By FindLaw Staff on March 30, 2010 | Last updated on March 21, 2019

Jones v. Harris Assocs. L.P., No. 08-586, involved an action by shareholders in mutual funds managed by defendant investment adviser alleging that defendant violated section 36(b)(1) of the Investment Company Act of 1940.  The Supreme Court vacated the Seventh Circuit's order affirming the district court on alternative grounds, holding that, based on section 36(b)'s terms and the role that a shareholder action for breach of the investment adviser's fiduciary duty plays in the Act's overall structure, Gartenberg v. Merrill Lynch Asset Management, Inc., 694 F. 2d 923 (2d Cir. 1982), applied the correct standard to section 36(b) claims.  More specifically, to be guilty of a violation of section 36(b), an adviser must charge a fee that is so disproportionately large it bears no reasonable relationship to the services rendered and could not have been the product of arm's length bargaining.

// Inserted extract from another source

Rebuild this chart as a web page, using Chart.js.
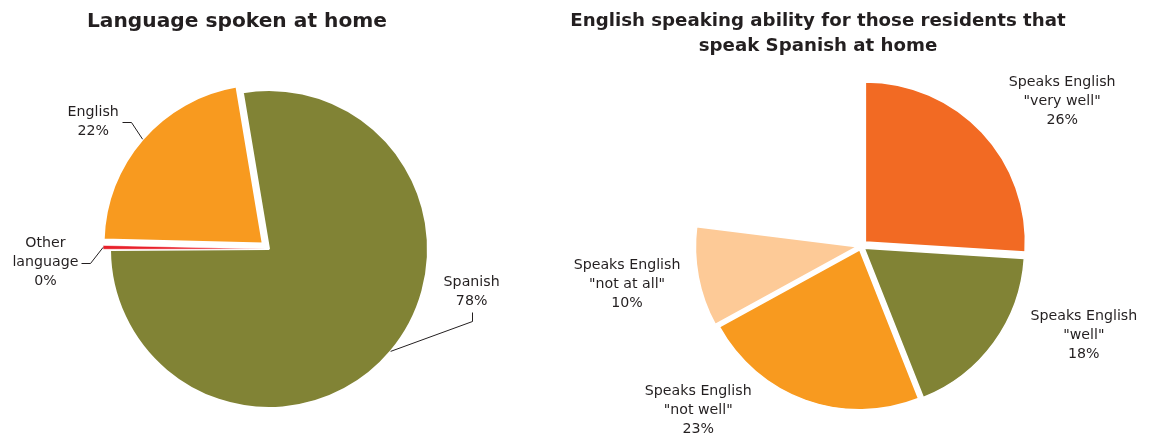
<!DOCTYPE html>
<html>
<head>
<meta charset="utf-8">
<title>Language at home</title>
<script src="https://cdn.jsdelivr.net/npm/chart.js@4"></script>
<style>
  body { margin: 0; background: #fff; overflow: hidden; }
  #wrap { position: relative; width: 1161px; height: 437px; }
  canvas { position: absolute; top: 0; }
  #langChart { left: 0; }
  #abilityChart { left: 540px; }
</style>
</head>
<body>
<div id="wrap">
  <canvas id="langChart" width="540" height="437"></canvas>
  <canvas id="abilityChart" width="621" height="437"></canvas>
</div>
<script>
// language spoken at home, % of residents
const langNames = ['Spanish', 'Other\nlanguage', 'English'];
const langShare = [77.55, 0.49, 21.96];

// english ability of the spanish speakers, % of all residents
// the last entry (english only) is left blank on the pie
const abilityNames = ['Speaks English\n"very well"', 'Speaks English\n"well"',
                      'Speaks English\n"not well"', 'Speaks English\n"not at all"', 'English only'];
const abilityShare = [26, 18, 23, 10, 23];

const INK = '#231f20';
const OLIVE = '#818335';
const ORANGE = '#f89a1f';

Chart.defaults.font.family = "'DejaVu Sans', Verdana, sans-serif";
Chart.defaults.color = INK;

// chart heading, drawn at a fixed spot above the pie
const heading = {
  id: 'heading',
  afterDraw(chart, args, opts) {
    const ctx = chart.ctx;
    ctx.save();
    ctx.font = 'bold ' + opts.size + 'px ' + Chart.defaults.font.family;
    ctx.fillStyle = INK;
    ctx.textAlign = 'center';
    ctx.textBaseline = 'alphabetic';
    opts.lines.forEach((t, i) => ctx.fillText(t, opts.x, opts.y + i * opts.gap));
    ctx.restore();
  }
};

// name + percent next to each slice, with an optional leader line
const sliceLabels = {
  id: 'sliceLabels',
  afterDatasetsDraw(chart, args, opts) {
    const ctx = chart.ctx;
    const meta = chart.getDatasetMeta(0);
    const ds = chart.data.datasets[0];
    const total = ds.data.reduce((a, b) => a + b, 0);
    const lh = 19;
    ctx.save();
    ctx.font = '14.2px ' + Chart.defaults.font.family;
    ctx.fillStyle = INK;
    ctx.strokeStyle = INK;
    ctx.lineWidth = 1;
    ctx.textAlign = 'center';
    ctx.textBaseline = 'middle';
    meta.data.forEach((arc, i) => {
      const place = opts.place[i];
      if (!place) return;
      const p = arc.getProps(['x', 'y', 'startAngle', 'endAngle', 'outerRadius', 'circumference'], true);
      const a = (place[0] - 90) * Math.PI / 180;
      const cx = p.x + place[1] * Math.cos(a);
      const cy = p.y + place[1] * Math.sin(a);
      const lines = chart.data.labels[i].split('\n');
      lines.push(Math.round(ds.data[i] / total * 100) + '%');
      const top = cy - (lines.length - 1) / 2 * lh;
      lines.forEach((t, k) => ctx.fillText(t, cx, top + k * lh));

      const side = opts.leader && opts.leader[i];
      if (!side) return;
      // edge point at the middle of the (exploded) slice
      const mid = (p.startAngle + p.endAngle) / 2;
      const off = (arc.options.offset || 0) / 4;
      const fix = 1 - Math.sin(Math.min(Math.PI, p.circumference));
      const r = p.outerRadius + off * fix;
      const ex = p.x + Math.cos(mid) * (off + r);
      const ey = p.y + Math.sin(mid) * (off + r);
      let sx, sy, tx, ty;
      if (side === 'right') {
        const w = Math.max(...lines.map(t => ctx.measureText(t).width));
        sx = cx + w / 2 + 3; sy = cy; tx = sx + 9; ty = sy;
      } else {
        sx = cx; sy = cy + lines.length * lh / 2 + 2; tx = sx; ty = sy + 9;
      }
      ctx.beginPath();
      ctx.moveTo(Math.round(sx) + 0.5, Math.round(sy) + 0.5);
      ctx.lineTo(Math.round(tx) + 0.5, Math.round(ty) + 0.5);
      ctx.lineTo(ex, ey);
      ctx.stroke();
    });
    ctx.restore();
  }
};

function pieOptions(pad, radius, rotation, extra) {
  return {
    responsive: false,
    animation: false,
    rotation: rotation,
    radius: radius,
    layout: { padding: pad },
    events: [],
    plugins: Object.assign({ legend: { display: false }, tooltip: { enabled: false } }, extra)
  };
}

new Chart(document.getElementById('langChart'), {
  type: 'pie',
  data: {
    labels: langNames,
    datasets: [{
      data: langShare,
      backgroundColor: [OLIVE, '#e8202a', ORANGE],
      borderColor: '#fff',
      borderWidth: [2, 0.5, 2],
      offset: [0, 14, 33]
    }]
  },
  options: pieOptions({ top: 61, bottom: 0, left: 0, right: 2 }, 159, -9.5, {
    heading: { lines: ['Language spoken at home'], x: 237, y: 27, gap: 25, size: 20.2 },
    sliceLabels: {
      place: [[101.8, 207], [266.5, 224], [305.9, 217]],
      leader: ['bottom', 'right', 'right']
    }
  }),
  plugins: [heading, sliceLabels]
});

new Chart(document.getElementById('abilityChart'), {
  type: 'pie',
  data: {
    labels: abilityNames,
    datasets: [{
      data: abilityShare,
      backgroundColor: ['#f26a23', OLIVE, ORANGE, '#fdca97', 'rgba(0,0,0,0)'],
      borderColor: '#fff',
      borderWidth: [1.5, 1.5, 1.5, 1.5, 0],
      offset: [24, 16, 16, 16, 0]
    }]
  },
  options: pieOptions({ top: 55, bottom: 0, left: 21, right: 0 }, 160, 0, {
    heading: {
      lines: ['English speaking ability for those residents that', 'speak Spanish at home'],
      x: 278, y: 26, gap: 25, size: 18.2
    },
    sliceLabels: {
      place: [[54.2, 248], [111.8, 240], [224.8, 231], [260.8, 237]]
    }
  }),
  plugins: [heading, sliceLabels]
});
</script>
</body>
</html>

As the Court wrote:  "Petitioners, shareholders in mutual funds managed by respondent investment adviser, filed this suit alleging that respondent violated § 36(b)(1) of the Investment Company Act of 1940, which imposes a 'fiduciary duty [on investment advisers] with respect to the receipt of compensation for services,' 15 U. S. C. § 80a-35(b). Granting respondent summary judgment, the District Court concluded that petitioners had not raised a triable issue of fact under the applicable standard set forth in Gartenberg v. Merrill Lynch Asset Management, Inc., 694 F. 2d 923, 928 (CA2): '[T]he test is essentially whether the fee schedule represents a charge within the range of what would have been negotiated at arm's length in light of all of the surrounding circumstances. . . . To be guilty of a violation of §36(b), . . . the adviser must charge a fee that is so disproportionately large it bears no reasonable relationship to the services rendered and could not have been the product of arm's length bargaining.' Rejecting the Gartenberg standard, the Seventh Circuit panel affirmed based on different reasoning."